##### Data lines #####
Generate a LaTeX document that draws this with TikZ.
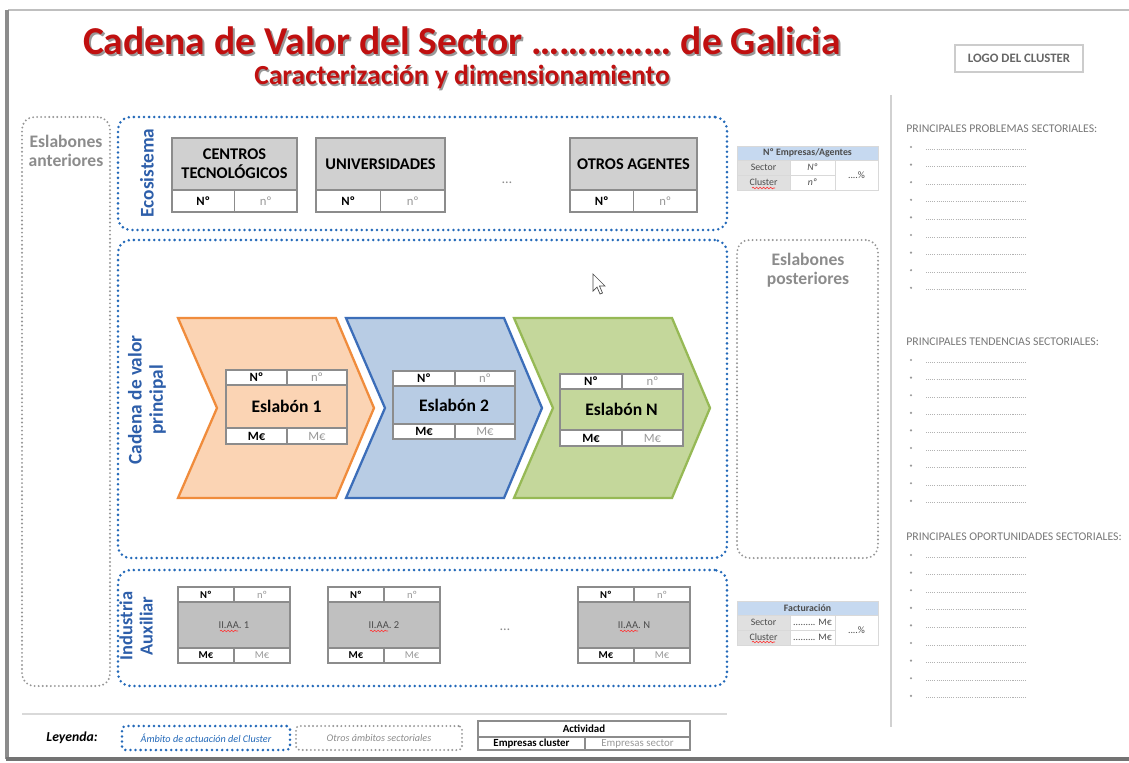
\documentclass[tikz,border=0pt]{standalone}
\usepackage{fontspec}
\setmainfont{Carlito}
\usetikzlibrary{fit,decorations.pathmorphing}
\definecolor{titlered}{RGB}{192,16,16}
\definecolor{cblue}{RGB}{35,105,185}
\definecolor{lblue}{RGB}{46,95,170}
\definecolor{dotgray}{RGB}{150,150,150}
\definecolor{hdrgray}{RGB}{208,208,208}
\definecolor{iagray}{RGB}{192,192,192}
\definecolor{bordgray}{RGB}{140,140,140}
\definecolor{hdrblue}{RGB}{198,217,240}
\definecolor{cellgray}{RGB}{224,224,224}
\definecolor{orangeS}{RGB}{240,140,60}
\definecolor{orangeF}{RGB}{251,212,180}
\definecolor{blueS}{RGB}{60,110,185}
\definecolor{blueF}{RGB}{184,204,228}
\definecolor{greenS}{RGB}{150,185,85}
\definecolor{greenF}{RGB}{196,215,155}
\definecolor{txtgray}{RGB}{120,120,120}
\newcommand\fsz[2]{\fontsize{#1}{#2}\selectfont}
% box: name, fit points, box style, text style, text
\newcommand\bx[5]{\node[fit={#2}, #3] (#1) {}; \node[inner sep=0pt, #4] (#1t) at (#1.center) {#5};}
\begin{document}
\begin{tikzpicture}[x=0.02cm,y=-0.02cm,
  bluedot/.style={draw=cblue, line width=1.6pt, dash pattern=on 0pt off 2.9pt, line cap=round, rounded corners=7pt, inner sep=0pt},
  graydot/.style={draw=dotgray, line width=1.2pt, dash pattern=on 0pt off 2.3pt, line cap=round, rounded corners=7pt, inner sep=0pt},
  cellbox/.style={draw=bordgray, line width=0.6pt, inner sep=0pt, fill=white},
  tcell/.style={draw=black!15, line width=0.5pt, inner sep=0pt},
  ttxt/.style={font=\fsz{5.6}{6.5}, text=black!70},
  bluelabel/.style={text=lblue, font=\bfseries\fsz{11}{12}, align=center},
  graylabel/.style={text=black!45, font=\bfseries\fsz{10}{11}, align=center},
  chev/.style={line width=1.3pt, line join=miter},
  heading/.style={anchor=west, text=txtgray, font=\fsz{6.7}{8}, inner sep=0pt},
  squig/.style={draw=red!80, line width=0.35pt, decorate, decoration={snake, amplitude=0.45pt, segment length=2pt}},
  sep/.style={draw=black!18, line width=1.2pt}
]
\useasboundingbox (0,0) rectangle (1129,762);
\fill[white] (0,0) rectangle (1129,762);
% page frame
\draw[black!25, line width=0.6pt] (8,10) -- (1129,10);
\draw[black!45, line width=1.8pt] (7,10) -- (7,759);
\draw[black!55, line width=2pt] (6,759) -- (1129,759);
\draw[sep] (891,95) -- (891,727);
\draw[black!15, line width=0.8pt] (22,714) -- (727,714);

% title
\node[text=black!40, font=\bfseries\fsz{22.5}{27}] (titleshadow) at (464,42.5) {Cadena de Valor del Sector …………… de Galicia};
\node[text=titlered, font=\bfseries\fsz{22.5}{27}] (title) at (462,40.5) {Cadena de Valor del Sector …………… de Galicia};
\node[text=black!40, font=\bfseries\fsz{15.7}{18}] (subshadow) at (463.5,78.5) {Caracterización y dimensionamiento};
\node[text=titlered, font=\bfseries\fsz{15.7}{18}] (subtitle) at (462,77) {Caracterización y dimensionamiento};

% logo
\bx{logo}{(955,45)(1083,72)}{draw=black!20, line width=0.6pt, inner sep=0pt}{text=black!60, font=\bfseries\fsz{7.3}{9}}{LOGO DEL CLUSTER}

% eslabones anteriores
\node[fit={(22,117)(110,686)}, graydot] (ant) {};
\node[graylabel] (anttxt) at (66,151) {Eslabones\\anteriores};

% ecosistema
\node[fit={(118,117)(727,230)}, bluedot] (eco) {};
\node[bluelabel, rotate=90] (ecotxt) at (147,173) {Ecosistema};
\foreach \nm/\xa/\xb/\lbl in {ct/172/297/{CENTROS\\TECNOLÓGICOS}, un/316/445/{UNIVERSIDADES}, ot/570/697/{OTROS AGENTES}}{
  \pgfmathsetmacro\xm{(\xa+\xb)/2}
  \bx{\nm h}{(\xa,138)(\xb,190)}{cellbox, fill=hdrgray}{font=\bfseries\fsz{9.3}{11}, align=center}{\lbl}
  \bx{\nm a}{(\xa,190)(\xm,212)}{cellbox}{font=\bfseries\fsz{7.2}{8}}{Nº}
  \bx{\nm b}{(\xm,190)(\xb,212)}{cellbox}{font=\fsz{7.2}{8}, text=black!40}{nº}
}
\node[text=black!45, font=\fsz{8}{9}] (ecodots) at (507,183) {…};

% table empresas/agentes
\bx{t1h}{(737,146)(878,160)}{tcell, fill=hdrblue}{ttxt, font=\bfseries\fsz{5.6}{6.5}}{Nº Empresas/Agentes}
\bx{t1s}{(737,160)(790,175)}{tcell, fill=cellgray}{ttxt}{Sector}
\bx{t1n}{(790,160)(835,175)}{tcell}{ttxt, font=\itshape\fsz{5.6}{6.5}}{Nº}
\bx{t1p}{(835,160)(878,190)}{tcell}{ttxt}{....\%}
\bx{t1c}{(737,175)(790,190)}{tcell, fill=cellgray}{ttxt}{Cluster}
\bx{t1m}{(790,175)(835,190)}{tcell}{ttxt, font=\itshape\fsz{5.6}{6.5}}{nº}
\draw[squig] (752,188) -- (775,188);

% cadena de valor principal
\node[fit={(118,240)(727,558)}, bluedot] (cad) {};
\node[bluelabel, rotate=90] (cadtxt) at (147,400) {Cadena de valor\\principal};
\node[fit={(737,240)(878,558)}, graydot] (post) {};
\node[graylabel] (posttxt) at (808,270) {Eslabones\\posteriores};

% chevrons
\filldraw[chev, draw=orangeS, fill=orangeF] (178,318) -- (336,318) -- (374,408) -- (336,498) -- (178,498) -- (217,408) -- cycle;
\filldraw[chev, draw=blueS, fill=blueF] (346,318) -- (504,318) -- (542,408) -- (504,498) -- (346,498) -- (385,408) -- cycle;
\filldraw[chev, draw=greenS, fill=greenF] (514,318) -- (672,318) -- (710,408) -- (672,498) -- (514,498) -- (553,408) -- cycle;

\foreach \nm/\xa/\xm/\xb/\ya/\yb/\yc/\yd/\fc/\lbl in {e1/226/287/347/370/385/428/444/orangeF/1, e2/393/455/515/371/386/424/439/blueF/2, eN/560/622/683/374/389/430/446/greenF/N}{
  \bx{\nm a}{(\xa,\ya)(\xm,\yb)}{cellbox}{font=\bfseries\fsz{7.2}{8}}{Nº}
  \bx{\nm b}{(\xm,\ya)(\xb,\yb)}{cellbox}{font=\fsz{7.2}{8}, text=black!40}{nº}
  \bx{\nm m}{(\xa,\yb)(\xb,\yc)}{cellbox, fill=\fc}{font=\bfseries\fsz{10}{11}}{Eslabón \lbl}
  \bx{\nm c}{(\xa,\yc)(\xm,\yd)}{cellbox}{font=\bfseries\fsz{7.2}{8}}{M€}
  \bx{\nm d}{(\xm,\yc)(\xb,\yd)}{cellbox}{font=\fsz{7.2}{8}, text=black!40}{M€}
}

% cursor
\filldraw[draw=black!70, fill=white, line width=0.4pt] (593,274) -- (593,291) -- (597,287) -- (600,294) -- (602.5,293) -- (599.5,286) -- (605,286) -- cycle;

% industria auxiliar
\node[fit={(118,570)(727,686)}, bluedot] (ind) {};
\node[bluelabel, rotate=90, font=\bfseries\fsz{10.5}{11.5}] (indtxt) at (136,626) {Industria\\Auxiliar};
\foreach \nm/\xa/\xm/\xb/\lbl in {a1/178/234/290/1, a2/328/384/440/2, aN/578/634/690/N}{
  \bx{\nm a}{(\xa,587)(\xm,602)}{cellbox}{font=\bfseries\fsz{6}{7}}{Nº}
  \bx{\nm b}{(\xm,587)(\xb,602)}{cellbox}{font=\fsz{6}{7}, text=black!40}{nº}
  \bx{\nm m}{(\xa,602)(\xb,648)}{cellbox, fill=iagray}{font=\fsz{6}{7}, text=black!70}{II.AA. \lbl}
  \bx{\nm c}{(\xa,648)(\xm,663)}{cellbox}{font=\bfseries\fsz{6}{7}}{M€}
  \bx{\nm d}{(\xm,648)(\xb,663)}{cellbox}{font=\fsz{6}{7}, text=black!40}{M€}
  \draw[squig] (\xm-14,631) -- (\xm+4,631);
}
\node[text=black!45, font=\fsz{8}{9}] (inddots) at (505,630) {…};

% table facturacion
\bx{t2h}{(737,601)(878,615)}{tcell, fill=hdrblue}{ttxt, font=\bfseries\fsz{5.6}{6.5}}{Facturación}
\bx{t2s}{(737,615)(790,630)}{tcell, fill=cellgray}{ttxt}{Sector}
\bx{t2v}{(790,615)(835,630)}{tcell}{ttxt}{......... M€}
\bx{t2p}{(835,615)(878,645)}{tcell}{ttxt}{....\%}
\bx{t2c}{(737,630)(790,645)}{tcell, fill=cellgray}{ttxt}{Cluster}
\bx{t2w}{(790,630)(835,645)}{tcell}{ttxt}{......... M€}
\draw[squig] (752,642) -- (775,642);

% right panel
\node[heading] (h1) at (906,129) {PRINCIPALES PROBLEMAS SECTORIALES:};
\node[heading] (h2) at (906,342) {PRINCIPALES TENDENCIAS SECTORIALES:};
\node[heading] (h3) at (906,537) {PRINCIPALES OPORTUNIDADES SECTORIALES:};
\foreach \ystart in {147,360,555}{
  \foreach \i in {0,...,8}{
    \pgfmathsetmacro\yy{\ystart+\i*17.6}
    \fill[black!40] (911,\yy) circle (1.2);
    \draw[black!30, line width=0.5pt, dash pattern=on 0.6pt off 0.6pt] (926,\yy+2) -- (1027,\yy+2);
  }
}

% legend
\node[font=\bfseries\itshape\fsz{7.8}{9}] (ley) at (72,738) {Leyenda:};
\bx{leg1}{(122,726)(290,750)}{bluedot, rounded corners=2pt}{font=\itshape\fsz{5.8}{7}, text=cblue}{Ámbito de actuación del Cluster}
\bx{leg2}{(296,726)(462,750)}{graydot, rounded corners=2pt}{font=\itshape\fsz{5.8}{7}, text=black!45}{Otros ámbitos sectoriales}
\bx{legh}{(478,721)(690,737)}{cellbox}{font=\bfseries\fsz{6.2}{7}}{Actividad}
\bx{legc}{(478,737)(585,750)}{cellbox}{font=\bfseries\fsz{6.2}{7}}{Empresas cluster}
\bx{legs}{(585,737)(690,750)}{cellbox}{font=\fsz{6.2}{7}, text=black!40}{Empresas sector}
\end{tikzpicture}
\end{document}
#####
__Task__
Begin at the top of the material above and output each line exactly, stopping after the line that holds "(22,714) -- (727,714);". Leave out pictures.

__Full solution__
Generate a LaTeX document that draws this with TikZ.
\documentclass[tikz,border=0pt]{standalone}
\usepackage{fontspec}
\setmainfont{Carlito}
\usetikzlibrary{fit,decorations.pathmorphing}
\definecolor{titlered}{RGB}{192,16,16}
\definecolor{cblue}{RGB}{35,105,185}
\definecolor{lblue}{RGB}{46,95,170}
\definecolor{dotgray}{RGB}{150,150,150}
\definecolor{hdrgray}{RGB}{208,208,208}
\definecolor{iagray}{RGB}{192,192,192}
\definecolor{bordgray}{RGB}{140,140,140}
\definecolor{hdrblue}{RGB}{198,217,240}
\definecolor{cellgray}{RGB}{224,224,224}
\definecolor{orangeS}{RGB}{240,140,60}
\definecolor{orangeF}{RGB}{251,212,180}
\definecolor{blueS}{RGB}{60,110,185}
\definecolor{blueF}{RGB}{184,204,228}
\definecolor{greenS}{RGB}{150,185,85}
\definecolor{greenF}{RGB}{196,215,155}
\definecolor{txtgray}{RGB}{120,120,120}
\newcommand\fsz[2]{\fontsize{#1}{#2}\selectfont}
% box: name, fit points, box style, text style, text
\newcommand\bx[5]{\node[fit={#2}, #3] (#1) {}; \node[inner sep=0pt, #4] (#1t) at (#1.center) {#5};}
\begin{document}
\begin{tikzpicture}[x=0.02cm,y=-0.02cm,
  bluedot/.style={draw=cblue, line width=1.6pt, dash pattern=on 0pt off 2.9pt, line cap=round, rounded corners=7pt, inner sep=0pt},
  graydot/.style={draw=dotgray, line width=1.2pt, dash pattern=on 0pt off 2.3pt, line cap=round, rounded corners=7pt, inner sep=0pt},
  cellbox/.style={draw=bordgray, line width=0.6pt, inner sep=0pt, fill=white},
  tcell/.style={draw=black!15, line width=0.5pt, inner sep=0pt},
  ttxt/.style={font=\fsz{5.6}{6.5}, text=black!70},
  bluelabel/.style={text=lblue, font=\bfseries\fsz{11}{12}, align=center},
  graylabel/.style={text=black!45, font=\bfseries\fsz{10}{11}, align=center},
  chev/.style={line width=1.3pt, line join=miter},
  heading/.style={anchor=west, text=txtgray, font=\fsz{6.7}{8}, inner sep=0pt},
  squig/.style={draw=red!80, line width=0.35pt, decorate, decoration={snake, amplitude=0.45pt, segment length=2pt}},
  sep/.style={draw=black!18, line width=1.2pt}
]
\useasboundingbox (0,0) rectangle (1129,762);
\fill[white] (0,0) rectangle (1129,762);
% page frame
\draw[black!25, line width=0.6pt] (8,10) -- (1129,10);
\draw[black!45, line width=1.8pt] (7,10) -- (7,759);
\draw[black!55, line width=2pt] (6,759) -- (1129,759);
\draw[sep] (891,95) -- (891,727);
\draw[black!15, line width=0.8pt] (22,714) -- (727,714);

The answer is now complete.